Starts a managed transport rotation.

  • If <target> looks like a plain Minion id, Sysinspect targets that exact Minion.

  • If <target> contains glob characters such as * or a comma-separated selector list, Sysinspect treats it as a query target.

Examples:

sysinspect network --rotate minion-42
sysinspect network --rotate 'edge-*'
sysinspect network --rotate 'edge-1,edge-2'

network --rotate --rotate-overlap <seconds>

Controls how long the old key remains in retiring state before it is removed.

  • Default: 900 seconds

  • Purpose: give unstable or slow-to-reconnect systems a grace window during cutover

Example:

sysinspect network --rotate minion-42 --rotate-overlap 1800

That keeps the previous key material around for 30 minutes before retirement cleanup removes it.

network --rotate --rotate-reason <text>

Adds operator-visible context to the signed rotation intent.

  • This is recorded in the staged rotation request.

  • If the Minion is offline, the same reason is preserved and replayed later.

Example:

sysinspect network --rotate minion-42 --rotate-reason quarterly-maintenance

network --status <target>

Shows current managed transport state for one Minion or a selected set.

The status output includes:

  • active transport key id

  • key age

  • last successful handshake time

  • current rotation state

  • security.transport.last-rotated-at

Examples:

sysinspect network --status minion-42
sysinspect network --status 'edge-*'

What Actually Happens During Rotation

From an operator point of view, a rotation request does the following:

  1. The Master creates a new managed transport key record with fresh secret material.

  2. The Master signs a rotation intent with its RSA identity.

  3. The Minion verifies that signed intent against the trusted Master RSA key.

  4. The Minion updates its managed transport state and reconnects.

  5. The next secure bootstrap uses the new managed transport key material.

  6. After the overlap window expires, the old key is retired and removed.

This means rotation changes real managed transport secret material, not only a label or identifier.

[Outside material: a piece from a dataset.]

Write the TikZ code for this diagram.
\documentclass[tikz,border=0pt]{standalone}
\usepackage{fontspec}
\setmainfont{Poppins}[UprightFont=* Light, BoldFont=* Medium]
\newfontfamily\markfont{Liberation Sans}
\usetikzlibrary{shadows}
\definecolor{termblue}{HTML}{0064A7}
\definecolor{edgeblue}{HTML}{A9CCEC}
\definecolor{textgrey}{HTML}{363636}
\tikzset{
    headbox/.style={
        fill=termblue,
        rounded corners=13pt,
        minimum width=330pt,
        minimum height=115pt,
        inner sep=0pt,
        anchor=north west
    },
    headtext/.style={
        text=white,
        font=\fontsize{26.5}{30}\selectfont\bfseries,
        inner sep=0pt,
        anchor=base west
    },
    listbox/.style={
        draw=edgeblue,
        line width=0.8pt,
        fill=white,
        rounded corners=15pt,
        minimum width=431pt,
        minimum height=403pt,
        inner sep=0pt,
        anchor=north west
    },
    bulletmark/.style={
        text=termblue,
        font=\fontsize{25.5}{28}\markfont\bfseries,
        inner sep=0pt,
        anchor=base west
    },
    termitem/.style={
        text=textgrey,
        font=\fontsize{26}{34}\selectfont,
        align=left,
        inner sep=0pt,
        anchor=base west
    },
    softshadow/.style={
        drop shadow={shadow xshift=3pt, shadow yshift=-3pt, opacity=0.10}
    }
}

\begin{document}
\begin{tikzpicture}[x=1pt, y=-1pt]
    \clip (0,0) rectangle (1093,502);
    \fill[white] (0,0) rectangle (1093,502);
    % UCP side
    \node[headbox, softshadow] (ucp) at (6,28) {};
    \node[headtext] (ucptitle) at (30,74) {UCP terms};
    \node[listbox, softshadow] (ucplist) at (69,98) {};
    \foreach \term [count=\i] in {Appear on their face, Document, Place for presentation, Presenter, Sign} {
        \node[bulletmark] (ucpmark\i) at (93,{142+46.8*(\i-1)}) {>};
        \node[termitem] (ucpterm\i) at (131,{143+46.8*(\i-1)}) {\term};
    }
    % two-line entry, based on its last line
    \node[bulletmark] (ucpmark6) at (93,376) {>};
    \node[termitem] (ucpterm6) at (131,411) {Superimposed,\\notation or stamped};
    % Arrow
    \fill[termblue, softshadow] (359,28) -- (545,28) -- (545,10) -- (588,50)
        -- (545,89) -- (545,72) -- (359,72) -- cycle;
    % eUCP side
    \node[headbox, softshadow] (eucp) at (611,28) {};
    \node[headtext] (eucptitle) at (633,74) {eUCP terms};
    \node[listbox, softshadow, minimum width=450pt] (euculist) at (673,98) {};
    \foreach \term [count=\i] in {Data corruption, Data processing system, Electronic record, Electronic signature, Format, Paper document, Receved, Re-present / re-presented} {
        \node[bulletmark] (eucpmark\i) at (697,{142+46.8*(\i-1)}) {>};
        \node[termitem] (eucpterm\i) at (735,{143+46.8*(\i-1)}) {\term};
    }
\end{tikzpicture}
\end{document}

Fresh Installs, Re-Registration, And Admin Workflows

The intended operator workflow remains simple:

  • fresh registration auto-provisions the managed transport metadata

  • normal reconnects auto-bootstrap a fresh secure session

  • re-registration replaces the trust relationship when identity changes

  • master-side administration stays on the console and Web API paths

In other words, the secure transport is hardened without adding a manual day-to-day key exchange procedure for operators.

Rotation Safety Model

Rotation intents are signed by the Master RSA trust anchor and verified by the Minion before any transport-state changes are applied.

If message construction fails after state staging on the Master, the Master restores the previous state automatically. This provides a safe automatic rollback path without requiring operators to perform manual state surgery.

Unregister Cleanup

Removing a Minion from the Master removes both:

  • the Minion registration RSA artifact

  • the Minion managed transport state directory

This keeps registration lifecycle and transport lifecycle consistent.

Disaster Recovery

Use managed recovery flows for key loss or metadata corruption.

Lost or Corrupted Minion Transport State

  1. Recreate trust from the Master side by rotating (or re-registering if needed).

  2. Restart the Minion to force a fresh secure bootstrap.

  3. Confirm status via sysinspect network --status <minion-id>.

Lost Master-Side Transport Metadata For One Minion

  1. Keep the Minion registration key if still valid.

  2. Trigger sysinspect network --rotate <minion-id> to stage a new signed intent.

  3. Let the Minion reconnect and apply the new state.

Master Rebuild Scenario

If the Master identity changes, existing trust bindings are no longer valid. In that case:

  1. Re-establish Master RSA trust according to the registration workflow.

  2. Re-register Minions to bind them to the rebuilt Master identity.

  3. Run rotation/status checks to verify all nodes have fresh managed transport state.